Dive Brief:
- Substantial inequities in education funding are often caused by uneven funding at the state and local level, as localities with a more affluent tax base consistently benefit from deeper coffers, Max Kronstadt writes in The Catalyst, an independent student newspaper located at Colorado College.
- Local municipalities primarily depend on property tax revenue to help fund public schools, which virtually guarantees wide revenue ranges between affluent and impoverished areas of states — and the low revenue available for these schools causes them to decline further with a parallel drop in property value, exacerbating the issue.
- Kronstadt writes that judicial attempts to close these gaps have been common, but have yielded mixed results, with individuals in affluent communities often reticent to pay for schools outside their own district. Federal court decisions have left the federal government off the hook when it comes to committing financial resources to closing these gaps, but plaintiffs fighting inequities in state courts have seen legal victories but lax enforcement.
Dive Insight:
The frustration aggrieved parents and school districts have when court victories do not lead to an increase in educational funding is not an uncommon story. In an oft-cited New York state case, the Campaign for Fiscal Equity prevailed in the state’s Court of Appeals in 2006 with a lawsuit claiming the state owed New York City billions in educational funding. Eleven years later, the city has still not seen the funding fully dispersed.
The reluctance of taxpayers in affluent districts to contribute revenue raised with their property taxes to more impoverished areas could stem from uncertainty about how much education funding is allocated by the federal government and how much is the burden of state and local government. Kronstadt wrote that only 10% of educational funding tended to be federal, contrasted with 45% each from the state and local level, though he cautioned those percentages vary. The federal money is dispersed evenly throughout a state’s districts, but state and local revenue can engender vast gaps.

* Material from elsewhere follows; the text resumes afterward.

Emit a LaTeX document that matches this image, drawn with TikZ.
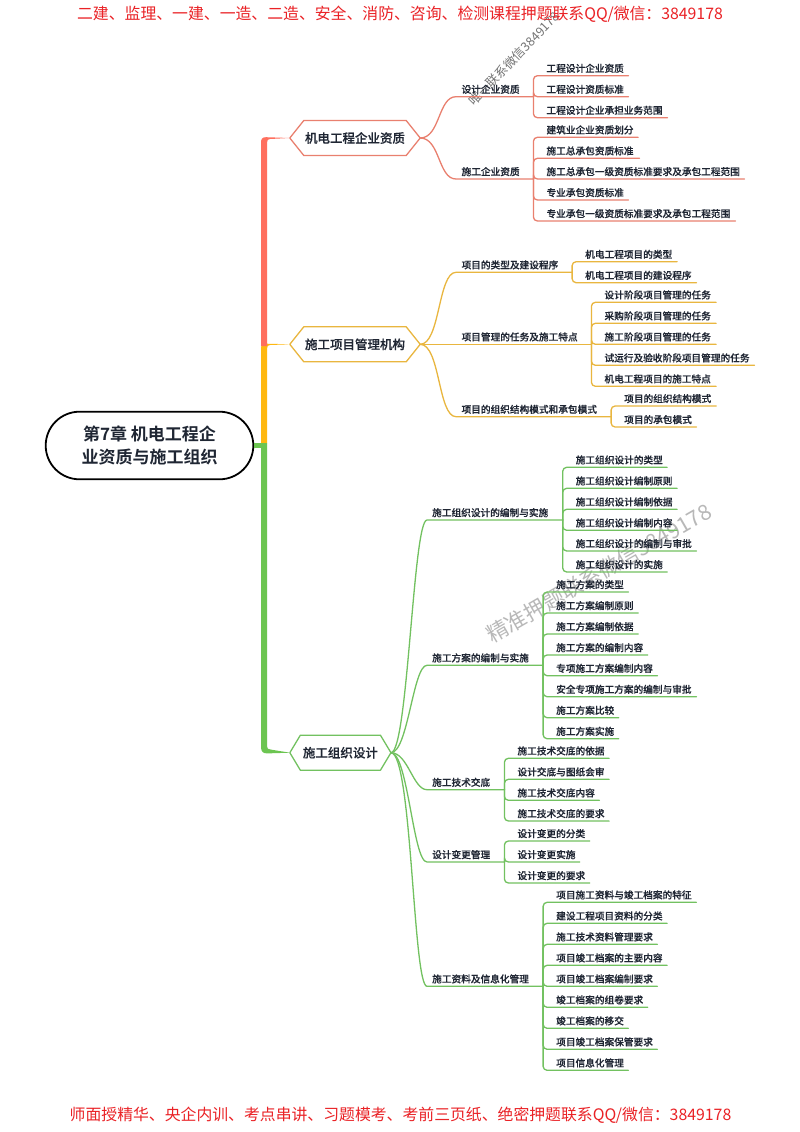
\documentclass[tikz,border=0pt]{standalone}
\usepackage{fontspec}
\setmainfont{Noto Sans CJK SC}
\newfontfamily\medf{Noto Sans CJK SC Medium}[FakeBold=0.35]
\newfontfamily\boldf{Noto Sans CJK SC Bold}
\usetikzlibrary{shapes.misc,calc}
\definecolor{redL}{HTML}{E9806F}
\definecolor{yelL}{HTML}{E9B63F}
\definecolor{greL}{HTML}{72C160}
\definecolor{redT}{HTML}{FF6F5E}
\definecolor{yelT}{HTML}{FFB810}
\definecolor{greT}{HTML}{6CC551}
\definecolor{ink}{HTML}{1F2633}
\definecolor{hdr}{HTML}{EA2226}
\tikzset{
  lf/.style={inner sep=0pt,text height=10pt,text depth=3.5pt,text=ink,font=\medf\fontsize{9.67pt}{11pt}\selectfont},
  hexn/.style={inner sep=0pt,minimum height=34.6pt,text=ink,font=\medf\fontsize{12.5pt}{14pt}\selectfont},
  rootn/.style={rounded rectangle,draw=black,line width=1.8pt,fill=white,minimum width=207.6pt,minimum height=67.6pt,inner sep=0pt,align=center,text=ink,font=\boldf\fontsize{17pt}{22.7pt}\selectfont},
  hdrn/.style={inner sep=0pt,text=hdr,font=\fontsize{15.85pt}{18pt}\selectfont},
  wm/.style={inner sep=0pt,font=\fontsize{12.5pt}{14pt}\selectfont},
  conn/.style={line width=1.3pt,line cap=round,line join=round}
}
\newcommand{\lf}[5]{%
  \pgfmathsetmacro\lw{#4-\bx}%
  \node[lf,anchor=south west] (#1) at (\bx,#3) {\makebox[\lw pt][l]{\hspace*{13.3pt}#5}};
  \draw[conn,draw=\cl,rounded corners=4pt] (#2.south east) |- (#1.south east);
}
\newcommand{\md}[9]{% name parent x0 y xend text ctrl1 ctrl2 offs
  \pgfmathsetmacro\lw{#5-#3}%
  \node[lf,anchor=south west] (#1) at (#3,#4) {\makebox[\lw pt][l]{\hspace*{#9pt}#6}};
  \draw[conn,draw=\cl] (#2.east) .. controls +(#7,0) and +(#8,0) .. (#1.south west) -- (#1.south east);
}
\newcommand{\hexd}[3]{% node, colour, shoulder
  \draw[draw=#2,line width=1.3pt,line join=round,fill=white] (#1.west) -- ([xshift=#3pt]#1.north west) -- ([xshift=-#3pt]#1.north east) -- (#1.east) -- ([xshift=-#3pt]#1.south east) -- ([xshift=#3pt]#1.south west) -- cycle;
}
\begin{document}
\begin{tikzpicture}[x=1pt,y=-1pt]
\useasboundingbox (0,0) rectangle (800,1132);
\fill[white] (0,0) rectangle (800,1132);
% watermarks
\node[wm,text=black!55,rotate=46,anchor=west] (wma) at (471,103) {唯一联系微信3849178};
\node[wm,text=black!28,rotate=30,anchor=west,font=\fontsize{21.5pt}{24pt}\selectfont] (wmb) at (488,637) {精准押题联系微信3849178};
% header / footer
\node[hdrn] (top) at (400,14.5) {二建、监理、一建、一造、二造、安全、消防、咨询、检测课程押题联系QQ/微信：3849178};
\node[hdrn] (bot) at (400.5,1115) {师面授精华、央企内训、考点串讲、习题模考、考前三页纸、绝密押题联系QQ/微信：3849178};
% anchors
\node[hexn,minimum width=130pt] (ha) at (355,138) {};
\node[hexn,minimum width=130pt] (hb) at (355,344.3) {};
\node[hexn,minimum width=100.7pt] (hc) at (340.4,752.7) {};
% spine
\fill[yelT] (261,443) -- (261,349) .. controls (261,345.5) and (262,343.7) .. (266,343.7) -- (hb.west) -- (270,345) .. controls (268,345) and (267,346) .. (267,349) -- (267,443) -- cycle;
\fill[redT] (261,346) -- (261,143) .. controls (261,139) and (262,137.2) .. (266,137.2) -- (ha.west) -- (270,139) .. controls (268,139) and (267,140) .. (267,143) -- (267,346) -- cycle;
\fill[greT] (261,443) -- (261,747) .. controls (261,751.5) and (263,753.4) .. (267,753.4) -- (hc.west) -- (271,749.6) .. controls (268,749.6) and (267,748.5) .. (267,746) -- (267,443) -- cycle;
% root
\node[rootn] (root) at (149.5,445.5) {第7章 机电工程企\\业资质与施工组织};
\draw[greT,line width=5pt] (root.east) -- (261,445.5);
% hexagons
\hexd{ha}{redL}{14}
\hexd{hb}{yelL}{14}
\hexd{hc}{greL}{10.5}
\node[hexn] at (ha) {机电工程企业资质};
\node[hexn] at (hb) {施工项目管理机构};
\node[hexn] at (hc) {施工组织设计};
% red branch
\def\cl{redL}
\md{a1}{ha}{456}{96.7}{533}{设计企业资质}{20}{-18}{5.4}
\def\bx{533}
\lf{a11}{a1}{75.7}{628}{工程设计企业资质}
\lf{a12}{a1}{96.7}{628}{工程设计资质标准}
\lf{a13}{a1}{117.7}{667}{工程设计企业承担业务范围}
\md{a2}{ha}{456}{179}{533}{施工企业资质}{20}{-18}{5.4}
\lf{a21}{a2}{137.3}{637.7}{建筑业企业资质划分}
\lf{a22}{a2}{158.3}{639}{施工总承包资质标准}
\lf{a23}{a2}{179}{744}{施工总承包一级资质标准要求及承包工程范围}
\lf{a24}{a2}{200}{628}{专业承包资质标准}
\lf{a25}{a2}{221}{735}{专业承包一级资质标准要求及承包工程范围}
% yellow branch
\def\cl{yelL}
\md{b1}{hb}{456}{272.3}{571.7}{项目的类型及建设程序}{20}{-18}{5.4}
\def\bx{571.7}
\lf{b11}{b1}{261.7}{676.7}{机电工程项目的类型}
\lf{b12}{b1}{282.7}{696}{机电工程项目的建设程序}
\md{b2}{hb}{456}{344.3}{591}{项目管理的任务及施工特点}{20}{-18}{5.4}
\def\bx{591}
\lf{b21}{b2}{302.3}{715.7}{设计阶段项目管理的任务}
\lf{b22}{b2}{323.3}{715.7}{采购阶段项目管理的任务}
\lf{b23}{b2}{344.3}{715.7}{施工阶段项目管理的任务}
\lf{b24}{b2}{365.3}{754}{试运行及验收阶段项目管理的任务}
\lf{b25}{b2}{386.3}{715.7}{机电工程项目的施工特点}
\md{b3}{hb}{456}{416.7}{610.7}{项目的组织结构模式和承包模式}{20}{-18}{5.4}
\def\bx{610.7}
\lf{b31}{b3}{406}{715.7}{项目的组织结构模式}
\lf{b32}{b3}{427}{696}{项目的承包模式}
% green branch
\def\cl{greL}
\md{c1}{hc}{427}{520}{562.3}{施工组织设计的编制与实施}{17}{-14}{5}
\def\bx{562.3}
\lf{c11}{c1}{467.3}{666.7}{施工组织设计的类型}
\lf{c12}{c1}{488.3}{676.7}{施工组织设计编制原则}
\lf{c13}{c1}{509.3}{676.7}{施工组织设计编制依据}
\lf{c14}{c1}{530.3}{676.7}{施工组织设计编制内容}
\lf{c15}{c1}{551}{696}{施工组织设计的编制与审批}
\lf{c16}{c1}{572}{666.7}{施工组织设计的实施}
\md{c2}{hc}{427}{665.3}{542.7}{施工方案的编制与实施}{17}{-14}{5}
\def\bx{542.7}
\lf{c21}{c2}{592}{628}{施工方案的类型}
\lf{c22}{c2}{613}{637.7}{施工方案编制原则}
\lf{c23}{c2}{634}{637.7}{施工方案编制依据}
\lf{c24}{c2}{655}{647.3}{施工方案的编制内容}
\lf{c25}{c2}{675.7}{657}{专项施工方案编制内容}
\lf{c26}{c2}{696.7}{696}{安全专项施工方案的编制与审批}
\lf{c27}{c2}{717.7}{618.3}{施工方案比较}
\lf{c28}{c2}{738.7}{618.3}{施工方案实施}
\md{c3}{hc}{427}{789.7}{504}{施工技术交底}{17}{-14}{5}
\def\bx{504}
\lf{c31}{c3}{758.3}{608.7}{施工技术交底的依据}
\lf{c32}{c3}{779.3}{608.7}{设计交底与图纸会审}
\lf{c33}{c3}{800.3}{599}{施工技术交底内容}
\lf{c34}{c3}{821}{608.7}{施工技术交底的要求}
\md{c4}{hc}{427}{862}{504}{设计变更管理}{17}{-14}{5}
\lf{c41}{c4}{841}{589.3}{设计变更的分类}
\lf{c42}{c4}{862}{579.3}{设计变更实施}
\lf{c43}{c4}{883}{589.3}{设计变更的要求}
\md{c5}{hc}{427}{986.3}{542.7}{施工资料及信息化管理}{21}{-14}{5}
\def\bx{542.7}
\lf{c51}{c5}{902.3}{696}{项目施工资料与竣工档案的特征}
\lf{c52}{c5}{923.3}{666.7}{建设工程项目资料的分类}
\lf{c53}{c5}{944.3}{657}{施工技术资料管理要求}
\lf{c54}{c5}{965.3}{666.7}{项目竣工档案的主要内容}
\lf{c55}{c5}{986.3}{657}{项目竣工档案编制要求}
\lf{c56}{c5}{1007.3}{647.3}{竣工档案的组卷要求}
\lf{c57}{c5}{1028.3}{628}{竣工档案的移交}
\lf{c58}{c5}{1049.3}{657}{项目竣工档案保管要求}
\lf{c59}{c5}{1070.3}{628}{项目信息化管理}
\end{tikzpicture}
\end{document}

Many states had still not returned to pre-recession funding levels for education by fall 2014, and the differences in how certain school districts and areas have recovered from the crash has made the property tax revenue disparities all the greater. For example, New York City added three times as many jobs as were lost during the recession by 2015, while other communities have been decimated. The greatest concern is that these disparities continue to cause the tax base in hard-hit areas to get smaller, with property values and revenue continuing to weaken. This will leave even less resources for the schools that remain.